- [Goal]:
Exactly reproduce the lines of the listing below from the one containing "Generate a Python" through the one containing "from matplotlib.ticker import". Skip the images.

- [Figure scripts]:
★ ★ ★ ★ ★
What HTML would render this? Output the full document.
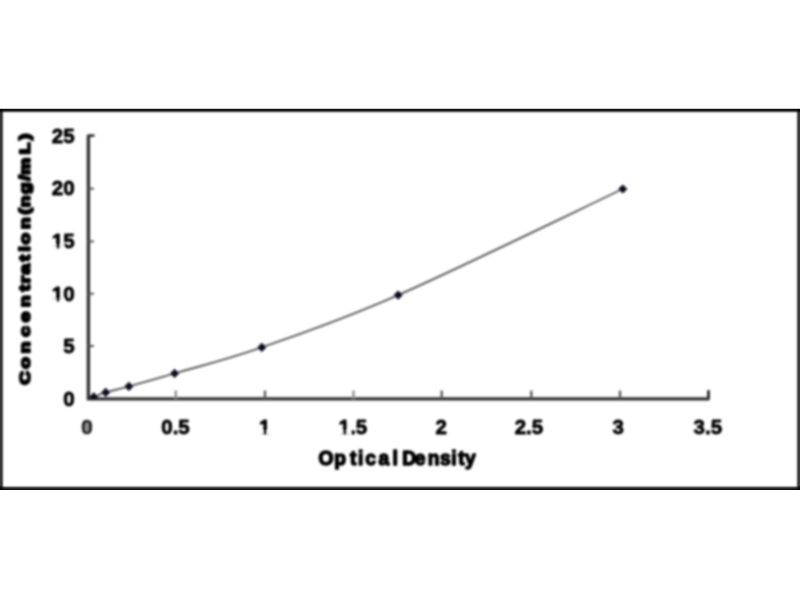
<!DOCTYPE html>
<html><head><meta charset="utf-8"><style>
html,body{margin:0;padding:0;background:#fff;width:800px;height:600px;overflow:hidden}
svg{display:block}
</style></head><body>
<svg width="800" height="600" viewBox="0 0 800 600">
<defs>
<clipPath id="pm"><rect x="87.5" y="120" width="640" height="279.3"/></clipPath>
<clipPath id="pa"><rect x="88.4" y="120" width="640" height="278.2"/></clipPath>
<filter id="b1" x="-1%" y="-5%" width="102%" height="110%"><feGaussianBlur stdDeviation="0.5"/></filter>
<filter id="b2" x="-5%" y="-5%" width="110%" height="110%"><feGaussianBlur stdDeviation="0.82"/></filter>
</defs>
<g style="isolation:isolate">
<rect x="0" y="108" width="800" height="1" fill="#c8c8c8" style="mix-blend-mode:multiply"/>
<rect x="0" y="109" width="800" height="1" fill="#0f0f0f" style="mix-blend-mode:multiply"/>
<rect x="0" y="110" width="800" height="1" fill="#1e1e1e" style="mix-blend-mode:multiply"/>
<rect x="0" y="111" width="800" height="1" fill="#646464" style="mix-blend-mode:multiply"/>
<rect x="0" y="112" width="800" height="1" fill="#bebebe" style="mix-blend-mode:multiply"/>
<rect x="0" y="113" width="800" height="1" fill="#f5f5f5" style="mix-blend-mode:multiply"/>
<rect x="0" y="485" width="800" height="1" fill="#f0f0f0" style="mix-blend-mode:multiply"/>
<rect x="0" y="486" width="800" height="1" fill="#aaaaaa" style="mix-blend-mode:multiply"/>
<rect x="0" y="487" width="800" height="1" fill="#505050" style="mix-blend-mode:multiply"/>
<rect x="0" y="488" width="800" height="1" fill="#282828" style="mix-blend-mode:multiply"/>
<rect x="0" y="489" width="800" height="1" fill="#0f0f0f" style="mix-blend-mode:multiply"/>
<rect x="0" y="109" width="1" height="381" fill="#373737" style="mix-blend-mode:multiply"/>
<rect x="1" y="109" width="1" height="381" fill="#3c3c3c" style="mix-blend-mode:multiply"/>
<rect x="2" y="109" width="1" height="381" fill="#787878" style="mix-blend-mode:multiply"/>
<rect x="3" y="109" width="1" height="381" fill="#c8c8c8" style="mix-blend-mode:multiply"/>
<rect x="4" y="109" width="1" height="381" fill="#f5f5f5" style="mix-blend-mode:multiply"/>
<rect x="795" y="109" width="1" height="381" fill="#f5f5f5" style="mix-blend-mode:multiply"/>
<rect x="796" y="109" width="1" height="381" fill="#c8c8c8" style="mix-blend-mode:multiply"/>
<rect x="797" y="109" width="1" height="381" fill="#787878" style="mix-blend-mode:multiply"/>
<rect x="798" y="109" width="1" height="381" fill="#3c3c3c" style="mix-blend-mode:multiply"/>
<rect x="799" y="109" width="1" height="381" fill="#3a3a3a" style="mix-blend-mode:multiply"/>
</g>
<g filter="url(#b2)">
<g clip-path="url(#pa)">
<path d="M93.8,396.9 C95.78,396.16 99.85,394.20 105.7,392.45 C111.55,390.70 117.42,389.57 128.9,386.4 C140.38,383.22 152.45,379.90 174.6,373.4 C196.75,366.90 224.53,360.45 261.8,347.4 C299.07,334.35 338.03,321.50 398.2,295.1 C458.37,268.70 585.37,206.68 622.8,189" fill="none" stroke="#5c5c5c" stroke-width="1.9"/>
</g>
<path d="M88.4,135.2 V398.85 H708.8" fill="none" stroke="#333" stroke-width="3.4"/>
<path d="M88.4,135.6 H93.4" stroke="#333" stroke-width="2.6" stroke-linecap="round"/>
<path d="M708.5,398.85 V391.35" stroke="#333" stroke-width="3" stroke-linecap="round"/>
<g clip-path="url(#pm)">
<path d="M93.8,392.3 L98.4,396.9 L93.8,401.5 L89.2,396.9 Z" fill="#0b0b22"/>
<path d="M105.7,387.8 L110.3,392.4 L105.7,397.1 L101.1,392.4 Z" fill="#0b0b22"/>
<path d="M128.9,381.8 L133.5,386.4 L128.9,391.0 L124.3,386.4 Z" fill="#0b0b22"/>
<path d="M174.6,368.8 L179.2,373.4 L174.6,378.0 L170.0,373.4 Z" fill="#0b0b22"/>
<path d="M261.8,342.8 L266.4,347.4 L261.8,352.0 L257.2,347.4 Z" fill="#0b0b22"/>
<path d="M398.2,290.5 L402.8,295.1 L398.2,299.7 L393.6,295.1 Z" fill="#0b0b22"/>
<path d="M622.8,184.4 L627.4,189.0 L622.8,193.6 L618.2,189.0 Z" fill="#0b0b22"/>
</g>
<line x1="88.4" y1="346" x2="93.9" y2="346" stroke="#555" stroke-width="2"/>
<line x1="88.4" y1="293.7" x2="93.9" y2="293.7" stroke="#555" stroke-width="2"/>
<line x1="88.4" y1="241.4" x2="93.9" y2="241.4" stroke="#555" stroke-width="2"/>
<line x1="88.4" y1="188.7" x2="93.9" y2="188.7" stroke="#555" stroke-width="2"/>
<line x1="175.8" y1="398.85" x2="175.8" y2="390.55" stroke="#8a8a8a" stroke-width="2.3"/>
<line x1="265" y1="398.85" x2="265" y2="390.55" stroke="#555" stroke-width="2.3"/>
<line x1="353.5" y1="398.85" x2="353.5" y2="390.55" stroke="#8a8a8a" stroke-width="2.3"/>
<line x1="441.7" y1="398.85" x2="441.7" y2="390.55" stroke="#555" stroke-width="2.3"/>
<line x1="531.3" y1="398.85" x2="531.3" y2="390.55" stroke="#555" stroke-width="2.3"/>
<line x1="620" y1="398.85" x2="620" y2="390.55" stroke="#555" stroke-width="2.3"/>
<text x="74.6" y="406.05" text-anchor="end" font-size="20.5" font-family="Liberation Sans, Arial, sans-serif" font-weight="bold" stroke="#000" stroke-width="0.8" stroke-linejoin="round">0</text>
<text x="74.6" y="353.30" text-anchor="end" font-size="20.5" font-family="Liberation Sans, Arial, sans-serif" font-weight="bold" stroke="#000" stroke-width="0.8" stroke-linejoin="round">5</text>
<text x="74.6" y="301.45" text-anchor="end" font-size="20.5" font-family="Liberation Sans, Arial, sans-serif" font-weight="bold" stroke="#000" stroke-width="0.8" stroke-linejoin="round">10</text>
<text x="74.6" y="247.95" text-anchor="end" font-size="20.5" font-family="Liberation Sans, Arial, sans-serif" font-weight="bold" stroke="#000" stroke-width="0.8" stroke-linejoin="round">15</text>
<text x="74.6" y="195.15" text-anchor="end" font-size="20.5" font-family="Liberation Sans, Arial, sans-serif" font-weight="bold" stroke="#000" stroke-width="0.8" stroke-linejoin="round">20</text>
<text x="74.6" y="142.65" text-anchor="end" font-size="20.5" font-family="Liberation Sans, Arial, sans-serif" font-weight="bold" stroke="#000" stroke-width="0.8" stroke-linejoin="round">25</text>
<ellipse cx="87.2" cy="426.4" rx="2.3" ry="4.7" fill="#9a9a9a"/>
<text x="87.0" y="433.65" text-anchor="middle" font-size="20.5" font-family="Liberation Sans, Arial, sans-serif" font-weight="bold" fill="#1e1e1e" stroke="#1e1e1e" stroke-width="0.7">0</text>
<text x="175.5" y="433.65" text-anchor="middle" font-size="20.5" font-family="Liberation Sans, Arial, sans-serif" font-weight="bold" fill="#000" stroke="#000" stroke-width="0.8" stroke-linejoin="round">0.5</text>
<text x="264.6" y="433.65" text-anchor="middle" font-size="20.5" font-family="Liberation Sans, Arial, sans-serif" font-weight="bold" fill="#000" stroke="#000" stroke-width="0.8" stroke-linejoin="round">1</text>
<text x="352.8" y="433.65" text-anchor="middle" font-size="20.5" font-family="Liberation Sans, Arial, sans-serif" font-weight="bold" fill="#000" stroke="#000" stroke-width="0.8" stroke-linejoin="round">1.5</text>
<text x="441.1" y="433.65" text-anchor="middle" font-size="20.5" font-family="Liberation Sans, Arial, sans-serif" font-weight="bold" fill="#000" stroke="#000" stroke-width="0.8" stroke-linejoin="round">2</text>
<text x="528.9" y="433.65" text-anchor="middle" font-size="20.5" font-family="Liberation Sans, Arial, sans-serif" font-weight="bold" fill="#000" stroke="#000" stroke-width="0.8" stroke-linejoin="round">2.5</text>
<text x="618.1" y="433.65" text-anchor="middle" font-size="20.5" font-family="Liberation Sans, Arial, sans-serif" font-weight="bold" fill="#000" stroke="#000" stroke-width="0.8" stroke-linejoin="round">3</text>
<text x="707.8" y="433.65" text-anchor="middle" font-size="20.5" font-family="Liberation Sans, Arial, sans-serif" font-weight="bold" fill="#000" stroke="#000" stroke-width="0.8" stroke-linejoin="round">3.5</text>
<rect x="52.20" y="298.81" width="3.93" height="3.69" fill="#fff"/>
<rect x="59.85" y="298.81" width="3.68" height="3.69" fill="#fff"/>
<rect x="52.20" y="245.31" width="3.93" height="3.69" fill="#fff"/>
<rect x="59.85" y="245.31" width="3.68" height="3.69" fill="#fff"/>
<rect x="259.30" y="431.01" width="3.93" height="3.69" fill="#fff"/>
<rect x="266.95" y="431.01" width="3.68" height="3.69" fill="#fff"/>
<rect x="338.90" y="431.01" width="3.93" height="3.69" fill="#fff"/>
<rect x="346.55" y="431.01" width="3.68" height="3.69" fill="#fff"/>
<text transform="translate(0,464.6) scale(0.95,1)" x="335.27 351.97 368.41 376.93 384.52 398.31 413.19 419.50 423.36 436.62 450.39 463.10 475.08 482.41 489.59" y="0" font-size="20.3" font-family="Liberation Sans, Arial, sans-serif" font-weight="bold" stroke="#000" stroke-width="1.5" stroke-linejoin="round">Optical Density</text>
<text transform="translate(29.8,0) rotate(-90) scale(1.31,1)" x="-293.66 -281.45 -269.72 -257.12 -245.94 -234.30 -222.38 -216.32 -209.63 -199.36 -192.01 -186.72 -174.91 -163.84 -158.27 -148.21 -137.89 -133.34 -117.86 -106.91" y="0" font-size="14.5" font-family="Liberation Sans, Arial, sans-serif" font-weight="bold" stroke="#000" stroke-width="2.0" stroke-linejoin="round">Concentration(ng/mL)</text>
</g>
</svg>
</body></html>
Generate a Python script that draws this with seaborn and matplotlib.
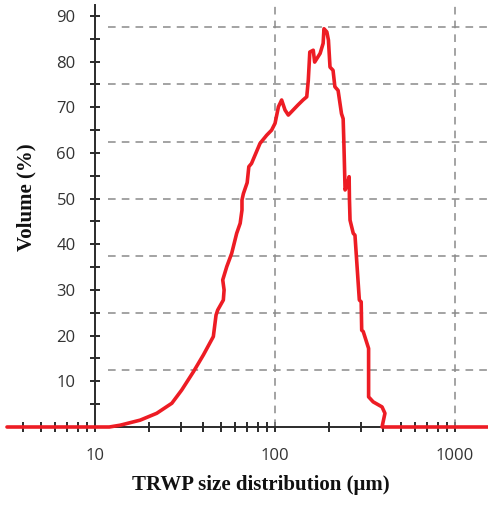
import matplotlib
matplotlib.use("Agg")
import matplotlib.pyplot as plt
import seaborn as sns
import pandas as pd
from matplotlib.ticker import LogLocator, FixedLocator, FuncFormatter, NullFormatter

# ─── Данные ──────────────────────────────────────────────────────────────────────
size_um = [3.24, 10, 12, 13.8, 17.8, 22, 26.7, 30.3, 35.2, 40, 45.4, 47, 48,
           51.6, 52.1, 51.2, 53.9, 57.4, 61.2, 64, 65.5, 65.5, 66.7, 70, 71.5,
           74, 82.5, 89.9, 95.7, 100, 104.4, 108.8, 113.6, 118.5, 126, 134,
           143, 150, 153, 156, 163, 166, 178, 185, 187, 194, 198, 202, 210,
           215, 224, 234, 239, 241, 245, 252, 258, 259, 261, 272, 278, 294,
           301, 303, 309, 331, 331, 351, 393, 408, 393, 1525]
volume_pct = [0, 0, 0, 0.4, 1.5, 3.0, 5.2, 8.1, 12.1, 15.8, 19.8, 24.5, 25.6,
              27.8, 30.0, 32.2, 35.1, 38.0, 42.4, 44.6, 47.5, 49.7, 51.1, 53.5,
              57.0, 57.7, 62.1, 63.9, 65.0, 66.5, 70.1, 71.6, 69.4, 68.3, 69.4,
              70.5, 71.6, 72.3, 75.9, 82.1, 82.5, 79.9, 81.8, 84.0, 87.2, 86.5,
              84.7, 78.8, 78.1, 74.5, 73.7, 68.6, 67.5, 62.8, 51.9, 53.0, 54.8,
              50.0, 45.3, 42.4, 42.0, 27.8, 27.4, 21.2, 20.9, 17.2, 6.6, 5.5,
              4.4, 3.0, 0, 0]

x_lim = (3.24, 1525)
y_lim = (0, 92.4)
y_major = [10, 20, 30, 40, 50, 60, 70, 80, 90]
y_minor = [5, 15, 25, 35, 45, 55, 65, 75, 85]
grid_y = [12.5, 25, 37.5, 50, 62.5, 75, 87.5]
grid_x = [100, 1000]
grid_y_start = 11.8

LINE_COLOR = "#ed1c24"
AXIS_COLOR = "#2b2b2b"
GRID_COLOR = "#8a8a8a"


# ─── График ──────────────────────────────────────────────────────────────────────
def plot_distribution():
    sns.set_style("white")
    plt.rcParams["font.family"] = ["Open Sans", "DejaVu Sans"]

    df = pd.DataFrame({"size": size_um, "volume": volume_pct})

    fig = plt.figure(figsize=(4.88, 5.08), dpi=100)
    ax = fig.add_axes([7 / 488, 81 / 508, 481 / 488, 422 / 508])

    # сетка
    ax.hlines(grid_y, grid_y_start, x_lim[1], colors=GRID_COLOR,
              linestyles=(0, (5, 4)), linewidth=1.1, zorder=1)
    ax.vlines(grid_x, y_lim[0], y_lim[1], colors=GRID_COLOR,
              linestyles=(0, (5, 4)), linewidth=1.1, zorder=1)

    sns.lineplot(data=df, x="size", y="volume", sort=False, estimator=None,
                 color=LINE_COLOR, linewidth=2.6, ax=ax, zorder=5)
    for ln in ax.lines:
        ln.set_clip_on(False)

    ax.set_xscale("log")
    ax.set_xlim(*x_lim)
    ax.set_ylim(*y_lim)

    ax.xaxis.set_major_locator(LogLocator(base=10, numticks=10))
    ax.xaxis.set_minor_locator(LogLocator(base=10, subs=range(2, 10), numticks=30))
    ax.xaxis.set_major_formatter(FuncFormatter(lambda v, _: f"{v:g}"))
    ax.xaxis.set_minor_formatter(NullFormatter())
    ax.yaxis.set_major_locator(FixedLocator(y_major))
    ax.yaxis.set_minor_locator(FixedLocator(y_minor))

    for side in ["top", "right"]:
        ax.spines[side].set_visible(False)
    ax.spines["left"].set_position(("data", 10))
    ax.spines["bottom"].set_position(("data", 0))
    for side in ["left", "bottom"]:
        ax.spines[side].set_color(AXIS_COLOR)
        ax.spines[side].set_linewidth(1.4)
        ax.spines[side].set_zorder(3)

    ax.tick_params(axis="both", which="both", direction="inout", length=7,
                   width=1.4, color=AXIS_COLOR, labelcolor="#333333",
                   labelsize=12, bottom=True, left=True)
    ax.tick_params(axis="x", which="both", pad=11.5)
    ax.tick_params(axis="y", which="both", pad=10.5)

    label_font = dict(family="Liberation Serif", weight="bold", size=15,
                      color="#111111")
    ax.set_xlabel("TRWP size distribution (μm)", **label_font)
    ax.set_ylabel("Volume (%)", **label_font)
    ax.xaxis.set_label_coords(0.528, -0.114)
    ax.yaxis.set_label_coords(0.062, 0.545)

    fig.savefig("out.png", dpi=100)
    plt.close(fig)


if __name__ == "__main__":
    plot_distribution()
★ ★ ★ ★ ★
- [Response to the exercise]:
Generate a Python script that draws this with seaborn and matplotlib.
import matplotlib
matplotlib.use("Agg")
import matplotlib.pyplot as plt
import seaborn as sns
import pandas as pd
from matplotlib.ticker import LogLocator, FixedLocator, FuncFormatter, NullFormatter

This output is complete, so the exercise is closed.